→ RECORDS FOR THE EXERCISE:
* Begin *
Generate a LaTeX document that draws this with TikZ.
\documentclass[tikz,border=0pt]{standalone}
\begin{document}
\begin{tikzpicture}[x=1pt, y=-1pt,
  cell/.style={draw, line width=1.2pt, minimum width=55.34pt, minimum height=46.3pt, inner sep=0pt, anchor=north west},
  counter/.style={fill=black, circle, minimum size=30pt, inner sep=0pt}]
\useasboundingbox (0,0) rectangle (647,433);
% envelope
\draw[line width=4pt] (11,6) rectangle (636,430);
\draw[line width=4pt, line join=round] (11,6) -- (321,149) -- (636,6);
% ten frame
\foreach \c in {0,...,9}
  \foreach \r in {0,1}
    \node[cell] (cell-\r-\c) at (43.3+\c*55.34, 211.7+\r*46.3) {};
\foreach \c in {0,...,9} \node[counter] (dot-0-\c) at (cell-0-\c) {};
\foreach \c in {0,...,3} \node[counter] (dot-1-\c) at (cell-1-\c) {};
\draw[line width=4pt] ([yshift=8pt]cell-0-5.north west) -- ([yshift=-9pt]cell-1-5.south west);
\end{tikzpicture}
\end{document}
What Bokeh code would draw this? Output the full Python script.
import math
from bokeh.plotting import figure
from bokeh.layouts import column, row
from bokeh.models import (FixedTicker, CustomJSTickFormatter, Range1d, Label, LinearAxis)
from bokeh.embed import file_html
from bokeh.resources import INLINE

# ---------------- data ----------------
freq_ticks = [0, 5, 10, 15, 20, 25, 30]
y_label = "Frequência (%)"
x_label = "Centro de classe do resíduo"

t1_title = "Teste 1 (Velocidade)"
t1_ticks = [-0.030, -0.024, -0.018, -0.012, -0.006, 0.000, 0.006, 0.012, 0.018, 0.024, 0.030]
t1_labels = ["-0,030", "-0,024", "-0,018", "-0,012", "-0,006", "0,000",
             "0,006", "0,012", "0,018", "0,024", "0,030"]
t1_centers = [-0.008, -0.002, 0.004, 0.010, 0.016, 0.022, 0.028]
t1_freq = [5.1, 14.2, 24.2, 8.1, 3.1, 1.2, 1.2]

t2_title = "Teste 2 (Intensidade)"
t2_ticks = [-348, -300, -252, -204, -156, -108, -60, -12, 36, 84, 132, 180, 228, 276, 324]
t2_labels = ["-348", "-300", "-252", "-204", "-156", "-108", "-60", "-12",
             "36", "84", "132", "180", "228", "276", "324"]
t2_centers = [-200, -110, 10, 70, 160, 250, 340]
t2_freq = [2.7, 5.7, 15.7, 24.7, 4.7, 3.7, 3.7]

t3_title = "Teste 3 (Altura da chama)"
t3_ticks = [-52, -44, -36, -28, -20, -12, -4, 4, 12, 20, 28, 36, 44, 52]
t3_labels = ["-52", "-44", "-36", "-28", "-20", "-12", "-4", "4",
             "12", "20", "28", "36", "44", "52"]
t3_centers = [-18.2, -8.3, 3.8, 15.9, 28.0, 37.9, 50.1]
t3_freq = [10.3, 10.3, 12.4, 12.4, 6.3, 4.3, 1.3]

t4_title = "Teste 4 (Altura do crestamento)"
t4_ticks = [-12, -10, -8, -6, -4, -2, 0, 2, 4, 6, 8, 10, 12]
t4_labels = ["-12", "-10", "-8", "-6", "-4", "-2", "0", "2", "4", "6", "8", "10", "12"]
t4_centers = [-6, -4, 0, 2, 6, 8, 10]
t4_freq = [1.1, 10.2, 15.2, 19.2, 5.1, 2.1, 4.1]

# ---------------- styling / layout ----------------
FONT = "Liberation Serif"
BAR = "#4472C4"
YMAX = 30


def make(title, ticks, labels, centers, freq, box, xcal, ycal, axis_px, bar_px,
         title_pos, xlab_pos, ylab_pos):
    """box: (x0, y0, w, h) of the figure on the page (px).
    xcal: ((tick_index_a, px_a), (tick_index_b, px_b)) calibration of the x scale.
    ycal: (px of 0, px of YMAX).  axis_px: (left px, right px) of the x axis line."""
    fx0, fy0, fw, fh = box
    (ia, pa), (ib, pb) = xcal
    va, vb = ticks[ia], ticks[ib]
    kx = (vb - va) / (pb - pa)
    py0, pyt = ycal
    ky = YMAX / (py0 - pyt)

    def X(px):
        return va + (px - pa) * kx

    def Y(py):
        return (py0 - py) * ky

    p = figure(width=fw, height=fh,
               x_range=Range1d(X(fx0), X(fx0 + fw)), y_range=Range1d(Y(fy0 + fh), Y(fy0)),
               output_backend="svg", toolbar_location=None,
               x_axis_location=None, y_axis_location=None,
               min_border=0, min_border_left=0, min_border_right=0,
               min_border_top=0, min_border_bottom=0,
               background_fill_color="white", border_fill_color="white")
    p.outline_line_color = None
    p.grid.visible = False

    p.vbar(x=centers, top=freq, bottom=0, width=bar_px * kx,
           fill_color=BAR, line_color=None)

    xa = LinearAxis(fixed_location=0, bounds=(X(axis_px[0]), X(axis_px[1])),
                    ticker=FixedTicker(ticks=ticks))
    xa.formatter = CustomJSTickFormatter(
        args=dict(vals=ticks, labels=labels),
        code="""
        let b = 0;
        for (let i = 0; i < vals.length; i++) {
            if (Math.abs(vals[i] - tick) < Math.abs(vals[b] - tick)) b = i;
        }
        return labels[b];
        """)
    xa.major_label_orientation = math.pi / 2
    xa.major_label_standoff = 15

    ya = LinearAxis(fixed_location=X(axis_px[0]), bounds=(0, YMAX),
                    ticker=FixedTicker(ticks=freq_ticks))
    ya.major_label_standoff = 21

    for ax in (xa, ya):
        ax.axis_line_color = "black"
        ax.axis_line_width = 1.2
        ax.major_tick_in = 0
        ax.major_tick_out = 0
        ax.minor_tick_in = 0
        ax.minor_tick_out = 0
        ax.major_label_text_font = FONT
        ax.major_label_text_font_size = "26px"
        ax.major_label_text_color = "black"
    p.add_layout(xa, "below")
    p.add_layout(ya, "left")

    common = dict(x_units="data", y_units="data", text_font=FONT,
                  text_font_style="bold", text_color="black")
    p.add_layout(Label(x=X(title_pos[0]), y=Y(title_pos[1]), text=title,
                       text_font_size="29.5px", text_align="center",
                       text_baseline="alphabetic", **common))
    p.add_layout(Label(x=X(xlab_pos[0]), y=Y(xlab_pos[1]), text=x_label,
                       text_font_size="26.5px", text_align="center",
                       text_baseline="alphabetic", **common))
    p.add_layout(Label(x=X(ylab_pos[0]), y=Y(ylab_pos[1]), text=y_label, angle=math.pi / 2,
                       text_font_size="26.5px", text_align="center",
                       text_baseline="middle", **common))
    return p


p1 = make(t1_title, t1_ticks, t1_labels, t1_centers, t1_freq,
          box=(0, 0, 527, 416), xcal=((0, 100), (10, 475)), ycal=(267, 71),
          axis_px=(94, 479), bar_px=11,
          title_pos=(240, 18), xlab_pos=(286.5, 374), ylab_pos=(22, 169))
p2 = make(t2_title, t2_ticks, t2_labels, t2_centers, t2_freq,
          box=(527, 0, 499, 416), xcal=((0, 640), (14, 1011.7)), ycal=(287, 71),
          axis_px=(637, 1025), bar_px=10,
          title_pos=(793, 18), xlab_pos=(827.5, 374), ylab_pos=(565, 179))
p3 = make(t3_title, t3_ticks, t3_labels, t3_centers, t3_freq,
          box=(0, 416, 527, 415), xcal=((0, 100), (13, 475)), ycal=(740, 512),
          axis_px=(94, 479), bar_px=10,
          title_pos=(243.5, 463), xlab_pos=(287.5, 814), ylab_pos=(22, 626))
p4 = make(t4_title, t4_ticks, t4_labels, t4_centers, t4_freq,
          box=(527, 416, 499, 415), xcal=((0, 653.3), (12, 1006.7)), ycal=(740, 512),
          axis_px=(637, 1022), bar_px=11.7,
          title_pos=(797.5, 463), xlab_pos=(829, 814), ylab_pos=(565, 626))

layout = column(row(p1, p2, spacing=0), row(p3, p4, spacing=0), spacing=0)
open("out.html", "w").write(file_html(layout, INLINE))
* End *
→ WHAT IS REQUIRED: Repeat, exactly as they stand above, the lines from the line with "What Bokeh code" to the line with "from bokeh.resources import INLINE", both lines included.

→ OUTPUT BELOW:
What Bokeh code would draw this? Output the full Python script.
import math
from bokeh.plotting import figure
from bokeh.layouts import column, row
from bokeh.models import (FixedTicker, CustomJSTickFormatter, Range1d, Label, LinearAxis)
from bokeh.embed import file_html
from bokeh.resources import INLINE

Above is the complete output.